Set problem: Write out the entire listing below exactly as it appears, minus any pictures.

··· Source records

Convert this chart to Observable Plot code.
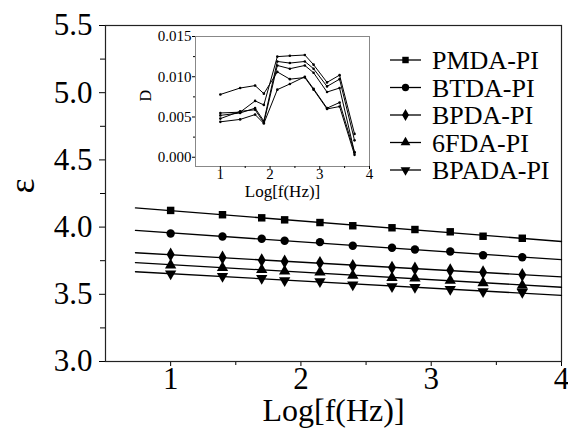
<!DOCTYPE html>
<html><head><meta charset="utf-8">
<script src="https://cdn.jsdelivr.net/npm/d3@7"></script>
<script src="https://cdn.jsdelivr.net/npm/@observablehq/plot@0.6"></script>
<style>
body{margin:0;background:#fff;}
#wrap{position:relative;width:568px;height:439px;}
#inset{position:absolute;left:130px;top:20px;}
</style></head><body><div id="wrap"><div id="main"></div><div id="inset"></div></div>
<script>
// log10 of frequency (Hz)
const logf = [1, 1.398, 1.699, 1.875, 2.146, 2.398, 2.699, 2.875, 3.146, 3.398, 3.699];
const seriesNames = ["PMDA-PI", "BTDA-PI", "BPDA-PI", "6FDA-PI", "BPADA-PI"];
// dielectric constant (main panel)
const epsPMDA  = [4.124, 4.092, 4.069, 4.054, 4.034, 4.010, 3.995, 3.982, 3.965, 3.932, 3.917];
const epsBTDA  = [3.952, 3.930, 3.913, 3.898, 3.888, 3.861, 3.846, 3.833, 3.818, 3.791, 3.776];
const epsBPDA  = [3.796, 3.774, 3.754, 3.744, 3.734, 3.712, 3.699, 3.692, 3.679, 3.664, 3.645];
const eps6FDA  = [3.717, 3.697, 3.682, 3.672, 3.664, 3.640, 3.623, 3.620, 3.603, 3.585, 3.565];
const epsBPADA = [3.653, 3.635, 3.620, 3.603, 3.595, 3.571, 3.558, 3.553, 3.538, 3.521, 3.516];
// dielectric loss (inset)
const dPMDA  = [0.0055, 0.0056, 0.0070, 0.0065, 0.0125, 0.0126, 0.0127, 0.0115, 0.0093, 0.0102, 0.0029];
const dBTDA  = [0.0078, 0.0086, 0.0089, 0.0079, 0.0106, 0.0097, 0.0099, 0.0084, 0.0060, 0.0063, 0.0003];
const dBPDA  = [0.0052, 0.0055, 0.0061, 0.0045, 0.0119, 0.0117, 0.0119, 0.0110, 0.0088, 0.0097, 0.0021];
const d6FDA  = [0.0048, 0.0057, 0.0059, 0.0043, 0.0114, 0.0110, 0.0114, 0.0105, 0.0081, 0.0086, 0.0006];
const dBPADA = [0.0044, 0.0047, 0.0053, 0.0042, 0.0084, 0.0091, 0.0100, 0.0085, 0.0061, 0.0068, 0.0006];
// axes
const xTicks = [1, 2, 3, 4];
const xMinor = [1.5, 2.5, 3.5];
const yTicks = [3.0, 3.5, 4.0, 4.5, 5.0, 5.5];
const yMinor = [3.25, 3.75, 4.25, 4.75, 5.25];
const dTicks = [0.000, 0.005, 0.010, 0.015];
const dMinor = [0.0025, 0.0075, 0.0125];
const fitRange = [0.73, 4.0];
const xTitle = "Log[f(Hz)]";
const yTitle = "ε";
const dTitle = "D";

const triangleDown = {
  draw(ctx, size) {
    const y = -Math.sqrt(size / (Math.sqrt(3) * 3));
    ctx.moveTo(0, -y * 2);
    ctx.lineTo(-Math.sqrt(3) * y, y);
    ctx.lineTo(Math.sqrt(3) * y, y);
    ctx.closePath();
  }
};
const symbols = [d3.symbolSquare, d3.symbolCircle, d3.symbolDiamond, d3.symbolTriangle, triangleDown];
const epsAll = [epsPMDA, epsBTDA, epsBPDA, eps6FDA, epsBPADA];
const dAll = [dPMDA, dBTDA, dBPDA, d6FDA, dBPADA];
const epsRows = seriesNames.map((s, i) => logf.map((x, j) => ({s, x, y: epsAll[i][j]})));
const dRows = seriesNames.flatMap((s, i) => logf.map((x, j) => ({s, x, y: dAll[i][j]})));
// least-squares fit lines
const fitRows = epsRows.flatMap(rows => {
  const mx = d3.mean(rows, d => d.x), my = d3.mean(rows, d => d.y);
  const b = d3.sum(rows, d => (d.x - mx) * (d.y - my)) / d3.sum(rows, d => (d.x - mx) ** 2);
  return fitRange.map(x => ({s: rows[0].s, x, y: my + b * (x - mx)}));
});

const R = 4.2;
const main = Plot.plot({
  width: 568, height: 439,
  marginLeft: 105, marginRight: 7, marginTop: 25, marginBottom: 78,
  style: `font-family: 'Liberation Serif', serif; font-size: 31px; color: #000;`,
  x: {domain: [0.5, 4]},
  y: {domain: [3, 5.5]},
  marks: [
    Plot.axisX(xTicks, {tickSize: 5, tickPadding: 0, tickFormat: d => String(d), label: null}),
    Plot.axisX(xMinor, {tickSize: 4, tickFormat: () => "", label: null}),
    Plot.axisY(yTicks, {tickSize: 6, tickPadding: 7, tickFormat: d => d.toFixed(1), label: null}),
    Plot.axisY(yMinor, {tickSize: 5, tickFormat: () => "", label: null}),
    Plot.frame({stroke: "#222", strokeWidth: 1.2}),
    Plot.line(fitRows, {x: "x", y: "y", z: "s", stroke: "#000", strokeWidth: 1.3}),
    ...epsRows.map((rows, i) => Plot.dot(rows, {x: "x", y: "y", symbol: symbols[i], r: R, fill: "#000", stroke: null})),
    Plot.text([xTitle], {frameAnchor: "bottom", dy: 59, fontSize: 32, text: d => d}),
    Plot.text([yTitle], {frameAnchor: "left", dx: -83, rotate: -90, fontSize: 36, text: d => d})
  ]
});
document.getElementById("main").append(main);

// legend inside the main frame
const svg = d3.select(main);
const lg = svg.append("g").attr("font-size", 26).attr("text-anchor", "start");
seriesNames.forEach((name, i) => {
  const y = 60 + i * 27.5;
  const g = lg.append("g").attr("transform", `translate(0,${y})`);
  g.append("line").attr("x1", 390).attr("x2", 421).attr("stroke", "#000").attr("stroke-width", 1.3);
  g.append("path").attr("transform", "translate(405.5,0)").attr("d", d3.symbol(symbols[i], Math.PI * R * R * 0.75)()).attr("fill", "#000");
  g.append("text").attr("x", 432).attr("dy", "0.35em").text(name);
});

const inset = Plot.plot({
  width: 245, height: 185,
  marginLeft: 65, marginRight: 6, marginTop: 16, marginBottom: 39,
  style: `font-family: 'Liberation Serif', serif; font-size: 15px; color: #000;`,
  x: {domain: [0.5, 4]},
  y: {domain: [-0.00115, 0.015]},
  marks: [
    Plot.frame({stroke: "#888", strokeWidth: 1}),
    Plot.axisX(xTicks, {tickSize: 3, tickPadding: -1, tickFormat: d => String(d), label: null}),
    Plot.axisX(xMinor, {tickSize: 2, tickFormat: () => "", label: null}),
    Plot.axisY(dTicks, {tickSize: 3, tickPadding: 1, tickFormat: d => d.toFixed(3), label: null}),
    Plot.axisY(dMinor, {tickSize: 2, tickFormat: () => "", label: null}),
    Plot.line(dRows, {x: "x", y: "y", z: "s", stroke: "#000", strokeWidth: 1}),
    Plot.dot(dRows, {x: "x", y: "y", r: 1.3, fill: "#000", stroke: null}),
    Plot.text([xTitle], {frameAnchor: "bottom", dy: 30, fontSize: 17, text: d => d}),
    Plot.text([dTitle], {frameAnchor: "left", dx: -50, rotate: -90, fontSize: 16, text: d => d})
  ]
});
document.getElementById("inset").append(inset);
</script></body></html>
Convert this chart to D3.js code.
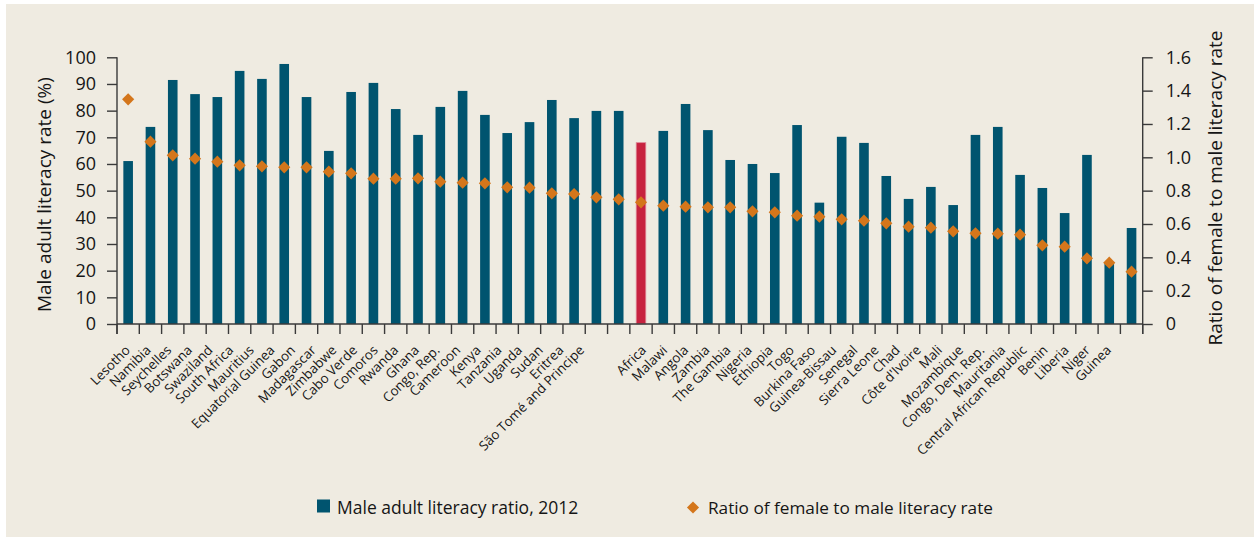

······

Written response:
Convert this chart to Observable Plot code.
<!DOCTYPE html>
<html><head><meta charset="utf-8">
<script src="https://cdn.jsdelivr.net/npm/d3@7"></script>
<script src="https://cdn.jsdelivr.net/npm/@observablehq/plot@0.6"></script>
<style>
body{margin:0;background:#fff;}
#wrap{position:relative;width:568px;height:439px;}
#inset{position:absolute;left:130px;top:20px;}
</style></head><body><div id="wrap"><div id="main"></div><div id="inset"></div></div>
<script>
// log10 of frequency (Hz)
const logf = [1, 1.398, 1.699, 1.875, 2.146, 2.398, 2.699, 2.875, 3.146, 3.398, 3.699];
const seriesNames = ["PMDA-PI", "BTDA-PI", "BPDA-PI", "6FDA-PI", "BPADA-PI"];
// dielectric constant (main panel)
const epsPMDA  = [4.124, 4.092, 4.069, 4.054, 4.034, 4.010, 3.995, 3.982, 3.965, 3.932, 3.917];
const epsBTDA  = [3.952, 3.930, 3.913, 3.898, 3.888, 3.861, 3.846, 3.833, 3.818, 3.791, 3.776];
const epsBPDA  = [3.796, 3.774, 3.754, 3.744, 3.734, 3.712, 3.699, 3.692, 3.679, 3.664, 3.645];
const eps6FDA  = [3.717, 3.697, 3.682, 3.672, 3.664, 3.640, 3.623, 3.620, 3.603, 3.585, 3.565];
const epsBPADA = [3.653, 3.635, 3.620, 3.603, 3.595, 3.571, 3.558, 3.553, 3.538, 3.521, 3.516];
// dielectric loss (inset)
const dPMDA  = [0.0055, 0.0056, 0.0070, 0.0065, 0.0125, 0.0126, 0.0127, 0.0115, 0.0093, 0.0102, 0.0029];
const dBTDA  = [0.0078, 0.0086, 0.0089, 0.0079, 0.0106, 0.0097, 0.0099, 0.0084, 0.0060, 0.0063, 0.0003];
const dBPDA  = [0.0052, 0.0055, 0.0061, 0.0045, 0.0119, 0.0117, 0.0119, 0.0110, 0.0088, 0.0097, 0.0021];
const d6FDA  = [0.0048, 0.0057, 0.0059, 0.0043, 0.0114, 0.0110, 0.0114, 0.0105, 0.0081, 0.0086, 0.0006];
const dBPADA = [0.0044, 0.0047, 0.0053, 0.0042, 0.0084, 0.0091, 0.0100, 0.0085, 0.0061, 0.0068, 0.0006];
// axes
const xTicks = [1, 2, 3, 4];
const xMinor = [1.5, 2.5, 3.5];
const yTicks = [3.0, 3.5, 4.0, 4.5, 5.0, 5.5];
const yMinor = [3.25, 3.75, 4.25, 4.75, 5.25];
const dTicks = [0.000, 0.005, 0.010, 0.015];
const dMinor = [0.0025, 0.0075, 0.0125];
const fitRange = [0.73, 4.0];
const xTitle = "Log[f(Hz)]";
const yTitle = "ε";
const dTitle = "D";

const triangleDown = {
  draw(ctx, size) {
    const y = -Math.sqrt(size / (Math.sqrt(3) * 3));
    ctx.moveTo(0, -y * 2);
    ctx.lineTo(-Math.sqrt(3) * y, y);
    ctx.lineTo(Math.sqrt(3) * y, y);
    ctx.closePath();
  }
};
const symbols = [d3.symbolSquare, d3.symbolCircle, d3.symbolDiamond, d3.symbolTriangle, triangleDown];
const epsAll = [epsPMDA, epsBTDA, epsBPDA, eps6FDA, epsBPADA];
const dAll = [dPMDA, dBTDA, dBPDA, d6FDA, dBPADA];
const epsRows = seriesNames.map((s, i) => logf.map((x, j) => ({s, x, y: epsAll[i][j]})));
const dRows = seriesNames.flatMap((s, i) => logf.map((x, j) => ({s, x, y: dAll[i][j]})));
// least-squares fit lines
const fitRows = epsRows.flatMap(rows => {
  const mx = d3.mean(rows, d => d.x), my = d3.mean(rows, d => d.y);
  const b = d3.sum(rows, d => (d.x - mx) * (d.y - my)) / d3.sum(rows, d => (d.x - mx) ** 2);
  return fitRange.map(x => ({s: rows[0].s, x, y: my + b * (x - mx)}));
});

const R = 4.2;
const main = Plot.plot({
  width: 568, height: 439,
  marginLeft: 105, marginRight: 7, marginTop: 25, marginBottom: 78,
  style: `font-family: 'Liberation Serif', serif; font-size: 31px; color: #000;`,
  x: {domain: [0.5, 4]},
  y: {domain: [3, 5.5]},
  marks: [
    Plot.axisX(xTicks, {tickSize: 5, tickPadding: 0, tickFormat: d => String(d), label: null}),
    Plot.axisX(xMinor, {tickSize: 4, tickFormat: () => "", label: null}),
    Plot.axisY(yTicks, {tickSize: 6, tickPadding: 7, tickFormat: d => d.toFixed(1), label: null}),
    Plot.axisY(yMinor, {tickSize: 5, tickFormat: () => "", label: null}),
    Plot.frame({stroke: "#222", strokeWidth: 1.2}),
    Plot.line(fitRows, {x: "x", y: "y", z: "s", stroke: "#000", strokeWidth: 1.3}),
    ...epsRows.map((rows, i) => Plot.dot(rows, {x: "x", y: "y", symbol: symbols[i], r: R, fill: "#000", stroke: null})),
    Plot.text([xTitle], {frameAnchor: "bottom", dy: 59, fontSize: 32, text: d => d}),
    Plot.text([yTitle], {frameAnchor: "left", dx: -83, rotate: -90, fontSize: 36, text: d => d})
  ]
});
document.getElementById("main").append(main);

// legend inside the main frame
const svg = d3.select(main);
const lg = svg.append("g").attr("font-size", 26).attr("text-anchor", "start");
seriesNames.forEach((name, i) => {
  const y = 60 + i * 27.5;
  const g = lg.append("g").attr("transform", `translate(0,${y})`);
  g.append("line").attr("x1", 390).attr("x2", 421).attr("stroke", "#000").attr("stroke-width", 1.3);
  g.append("path").attr("transform", "translate(405.5,0)").attr("d", d3.symbol(symbols[i], Math.PI * R * R * 0.75)()).attr("fill", "#000");
  g.append("text").attr("x", 432).attr("dy", "0.35em").text(name);
});

const inset = Plot.plot({
  width: 245, height: 185,
  marginLeft: 65, marginRight: 6, marginTop: 16, marginBottom: 39,
  style: `font-family: 'Liberation Serif', serif; font-size: 15px; color: #000;`,
  x: {domain: [0.5, 4]},
  y: {domain: [-0.00115, 0.015]},
  marks: [
    Plot.frame({stroke: "#888", strokeWidth: 1}),
    Plot.axisX(xTicks, {tickSize: 3, tickPadding: -1, tickFormat: d => String(d), label: null}),
    Plot.axisX(xMinor, {tickSize: 2, tickFormat: () => "", label: null}),
    Plot.axisY(dTicks, {tickSize: 3, tickPadding: 1, tickFormat: d => d.toFixed(3), label: null}),
    Plot.axisY(dMinor, {tickSize: 2, tickFormat: () => "", label: null}),
    Plot.line(dRows, {x: "x", y: "y", z: "s", stroke: "#000", strokeWidth: 1}),
    Plot.dot(dRows, {x: "x", y: "y", r: 1.3, fill: "#000", stroke: null}),
    Plot.text([xTitle], {frameAnchor: "bottom", dy: 30, fontSize: 17, text: d => d}),
    Plot.text([dTitle], {frameAnchor: "left", dx: -50, rotate: -90, fontSize: 16, text: d => d})
  ]
});
document.getElementById("inset").append(inset);
</script></body></html>
Convert this chart to D3.js code.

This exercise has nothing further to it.